There was a flurry of motions in the fall of 2011, culminating with the U.S. District Court for the Northern District of California granting the defendants' motion to transfer the case to the U.S. District Court for the District of Columbia on December 6, 2011. When the case was transferred, several unresolved motions were pending: (i) the plaintiffs' motion for issuance of a preliminary injunction; (ii) the defendants' motion to dismiss the complaint; (iii) a motion by the National Association of Manufacturers ("NAM") to intervene in the case, accompanied by a proposed motion to dismiss; and (iv) the plaintiffs' motion to strike NAM's proposed opposition to the plaintiffs' motion for preliminary injunction.

Activity continued after the case was transferred.
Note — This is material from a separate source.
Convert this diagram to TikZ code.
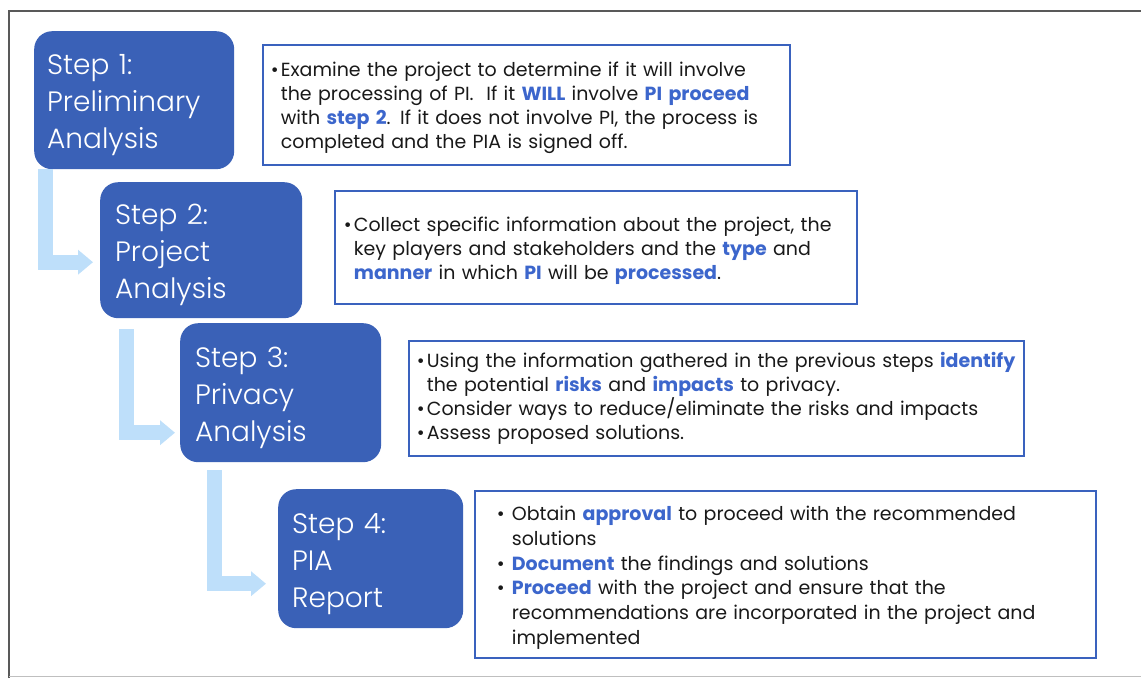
\documentclass[tikz,border=0pt]{standalone}
\usepackage{fontspec}
\setmainfont{Poppins}
\newfontfamily\stepfont{Poppins Light}
\usetikzlibrary{arrows.meta}

\definecolor{stepblue}{RGB}{58,97,183}
\definecolor{keyblue}{RGB}{60,102,204}
\definecolor{frameblue}{RGB}{58,98,190}
\definecolor{flowblue}{RGB}{190,223,250}

% highlighted words and bullet lines
\newcommand{\kw}[1]{{\bfseries\color{keyblue}#1}}
\newcommand{\itemdot}{\makebox[10pt][l]{\textbullet}}
\newcommand{\itemgap}{\hspace*{10pt}}
\newcommand{\wideitemdot}{\makebox[15pt][l]{\textbullet}}
\newcommand{\wideitemgap}{\hspace*{15pt}}

\tikzset{
	stepbox/.style={fill=stepblue, rounded corners=18pt, text=white, anchor=north west,
		align=left, inner ysep=0pt, font=\stepfont\fontsize{28}{37}\selectfont,
		execute at begin node={\rule{0pt}{30pt}}},
	infobox/.style={draw=frameblue, line width=1.8pt, anchor=north west, align=left,
		text=black!90, font=\fontsize{19}{24}\selectfont},
	flow/.style={draw=flowblue, line width=15pt, -{Triangle[width=24pt,length=15pt]}}
}

\begin{document}
\begin{tikzpicture}[x=1pt, y=-1pt]
		\useasboundingbox (0,0) rectangle (1141,678);

		% page frame
		\draw	[black!65, line width=2pt] (9,678) -- (9,11) -- (1141,11);
		\draw	[black!25, line width=1pt] (9,676) -- (1141,676);

		% steps
		\node	[stepbox, inner xsep=13pt, text width=174pt, minimum height=138pt] (step1) at (34,31)	{Step 1:\\Preliminary\\Analysis};
		\node	[stepbox, inner xsep=15pt, text width=172pt, minimum height=136pt] (step2) at (100,182)	{Step 2:\\Project\\Analysis};
		\node	[stepbox, inner xsep=15pt, text width=171pt, minimum height=139pt] (step3) at (180,323)	{Step 3:\\Privacy\\Analysis};
		\node	[stepbox, inner xsep=14pt, text width=157pt, minimum height=139pt] (step4) at (278,489)	{Step 4:\\PIA\\Report};

		% descriptions
		\node	[infobox, inner xsep=8pt, text width=511pt, minimum height=120pt] (info1) at (262,44)
				{\rule{0pt}{21pt}\itemdot Examine the project to determine if it will involve\\
				 \itemgap the processing of PI.\ \ If it \kw{WILL} involve \kw{PI proceed}\\
				 \itemgap with \kw{step 2}. If it does not involve PI, the process is\\
				 \itemgap completed and the PIA is signed off.};
		\node	[infobox, inner xsep=9pt, text width=504pt, minimum height=113pt] (info2) at (334,190)
				{\rule{0pt}{21pt}\itemdot Collect specific information about the project, the\\
				 \itemgap key players and stakeholders and the \kw{type} and\\
				 \itemgap \kw{manner} in which \kw{PI} will be \kw{processed}.};
		\node	[infobox, inner xsep=8pt, text width=599pt, minimum height=115pt] (info3) at (408,340)
				{\itemdot Using the information gathered in the previous steps \kw{identify}\\
				 \itemgap the potential \kw{risks} and \kw{impacts} to privacy.\\
				 \itemdot Consider ways to reduce/eliminate the risks and impacts\\
				 \itemdot Assess proposed solutions.};
		\node	[infobox, inner xsep=22pt, text width=577pt, minimum height=167pt,
				 font=\fontsize{19}{24.7}\selectfont] (info4) at (474,490)
				{\rule{0pt}{21pt}\wideitemdot Obtain \kw{approval} to proceed with the recommended\\
				 \wideitemgap solutions\\
				 \wideitemdot \kw{Document} the findings and solutions\\
				 \wideitemdot \kw{Proceed} with the project and ensure that the\\
				 \wideitemgap recommendations are incorporated in the project and\\
				 \wideitemgap implemented};

		% flow arrows
		\draw	[flow, shorten >=7pt]				([xshift=11pt]step1.south west) |- ([yshift=-12pt]step2.west);
		\draw	[flow, shorten <=11pt, shorten >=5pt]	([xshift=26pt]step2.south west) |- ([yshift=-40pt]step3.west);
		\draw	[flow, shorten <=8pt, shorten >=12pt]	([xshift=34pt]step3.south west) |- ([yshift=-25pt]step4.west);
	\end{tikzpicture}
\end{document}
On March 5, 2012, a group of individual companies and trade associations filed another motion to intervene. In that motion, the potential intervenors argued that any relief granted to the plaintiffs requiring the government defendants to set greenhouse gas emissions standards would impose considerable costs on the intervenors (or their members) to retrofit their vehicles and equipment to meet such standards, which could cause many of those businesses to shut their doors. The potential intervenors also argued that the government defendants and NAM could not adequately defend their interests because the government defendants are not businesses with business interests, and NAM's members have different business interests than the intervenors.
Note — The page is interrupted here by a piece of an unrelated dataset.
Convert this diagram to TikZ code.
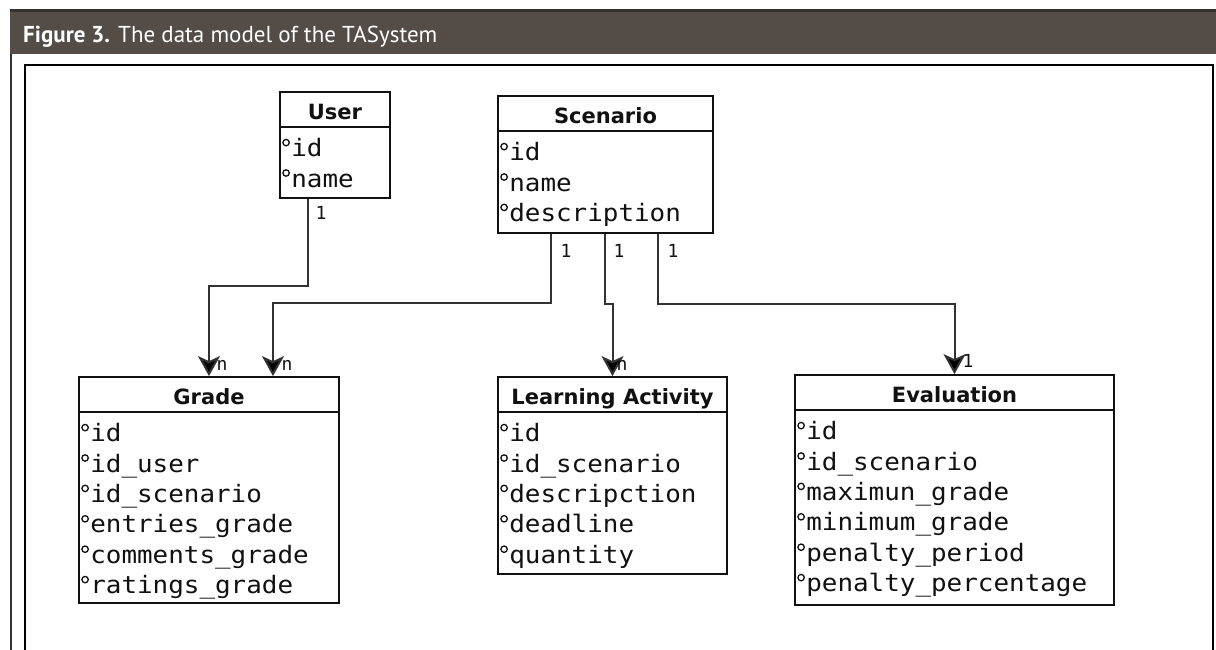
\documentclass[tikz,border=0pt]{standalone}
\usepackage{fontspec}
\setmainfont{DejaVu Sans}
\newfontfamily\headfont{PT Sans}
\newfontfamily\attrfont[FakeStretch=1.08]{DejaVu Sans Mono}
\newfontfamily\labfont{DejaVu Sans Mono}
\newfontfamily\titlefont{DejaVu Sans}
\usetikzlibrary{calc,arrows.meta}
\definecolor{band}{HTML}{544C47}
\definecolor{bandtop}{HTML}{34302D}
\definecolor{ink}{HTML}{111111}
\definecolor{wire}{HTML}{333333}
\newcommand\entityattrs[2]{%
  \foreach \a [count=\i from 0] in {#2} {
    \node[attr] (#1-a\i) at ($(#1.north west)+(12,65.5+30.4*\i)$) {\a};
    \draw[line width=1.3pt, ink] ($(#1-a\i.base west)+(-5,-14)$) circle (3.2pt);
  }}
\newcommand\entitytitle[2]{%
  \node[etitle] (#1-t) at ($(#1.north)+(0,28)$) {#2};
  \draw[line width=1.8pt, ink] ($(#1.north west)+(0,35.5)$) -- ($(#1.north east)+(0,35.5)$);}
\begin{document}
\begin{tikzpicture}[x=1pt,y=-1pt,
  entity/.style={draw=ink, line width=1.8pt, fill=white, inner sep=0pt},
  etitle/.style={anchor=base, inner sep=0pt, text=ink, font=\titlefont\bfseries\fontsize{21}{25}\selectfont},
  attr/.style={anchor=base west, inner sep=0pt, text=ink, font=\attrfont\fontsize{24}{29}\selectfont},
  conn/.style={draw=wire, line width=2pt, -{Stealth[length=20pt,width=22pt,inset=5pt,fill=black]}},
  lab/.style={inner sep=0pt, text=ink, font=\labfont\fontsize{18}{20}\selectfont}]
\useasboundingbox (0,0) rectangle (1216,649);
\fill[white] (0,0) rectangle (1216,649);
% header
\fill[band] (10,9) rectangle (1216,54);
\fill[bandtop] (10,9) rectangle (1216,12);
\node[anchor=base west, inner sep=0pt, text=white, font=\headfont\fontsize{23}{27}\selectfont] (hd) at (23,42) {\textbf{Figure 3.} The data model of the TASystem};
% frames
\draw[wire, line width=1.4pt] (11,54) -- (11,650);
\draw[black, line width=2.2pt] (25,651) -- (25,65) -- (1213,65) -- (1213,651);
% entities
\node[entity, minimum width=110pt, minimum height=106pt] (user) at (335,145) {};
\node[entity, minimum width=215pt, minimum height=137pt] (scen) at (605.5,164.5) {};
\node[entity, minimum width=260pt, minimum height=226pt] (grade) at (209,490) {};
\node[entity, minimum width=229pt, minimum height=197pt] (la) at (612.5,475.5) {};
\node[entity, minimum width=319pt, minimum height=230pt] (eval) at (954.5,490) {};
\entitytitle{user}{User}
\entitytitle{scen}{Scenario}
\entitytitle{grade}{Grade}
\entitytitle{la}{Learning Activity}
\entitytitle{eval}{Evaluation}
\entityattrs{user}{id,name}
\entityattrs{scen}{id,name,description}
\entityattrs{grade}{id,id\_user,id\_scenario,entries\_grade,comments\_grade,ratings\_grade}
\entityattrs{la}{id,id\_scenario,descripction,deadline,quantity}
\entityattrs{eval}{id,id\_scenario,maximun\_grade,minimum\_grade,penalty\_period,penalty\_percentage}
% connectors
\coordinate (u1) at ($(user.south west)+(29,0)$);
\coordinate (s1) at ($(scen.south west)+(54,0)$);
\coordinate (s2) at ($(scen.south west)+(108,0)$);
\coordinate (s3) at ($(scen.south west)+(161,0)$);
\coordinate (g2) at ($(grade.north)+(64,0)$);
\draw[conn] (u1) |- ($(grade.north)+(0,-90)$) -- (grade.north);
\draw[conn] (s1) |- ($(g2)+(0,-73)$) -- (g2);
\draw[conn] (s2) -- ++(0,70) -| (la.north);
\draw[conn] (s3) -- ++(0,70) -| (eval.north);
% multiplicities
\node[lab] (m1) at (321,213) {1};
\node[lab] (m2) at (566,251) {1};
\node[lab] (m3) at (619,251) {1};
\node[lab] (m4) at (673,251) {1};
\node[lab] (m5) at (222,365) {n};
\node[lab] (m6) at (287,365) {n};
\node[lab] (m7) at (622,365) {n};
\node[lab] (m8) at (968,361) {1};
\end{tikzpicture}
\end{document}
In addition, the potential intervenors filed a proposed motion to dismiss the complaint, arguing that the complaint (i) failed to state a claim upon which relief can be granted; (ii) asserted claims that were displaced by the Clean Air Act; and (iii) presented a nonjusticiable political question.

On April 2, 2012, Judge Robert Wilkins granted the motions to intervene after hearing oral argument from the parties. At the hearing, Judge Wilkins also set a briefing schedule for the defendants' motion to dismiss, with arguments on May 11, 2012, and stayed the plaintiffs' motion for preliminary injunction pending the resolution of the motion to dismiss.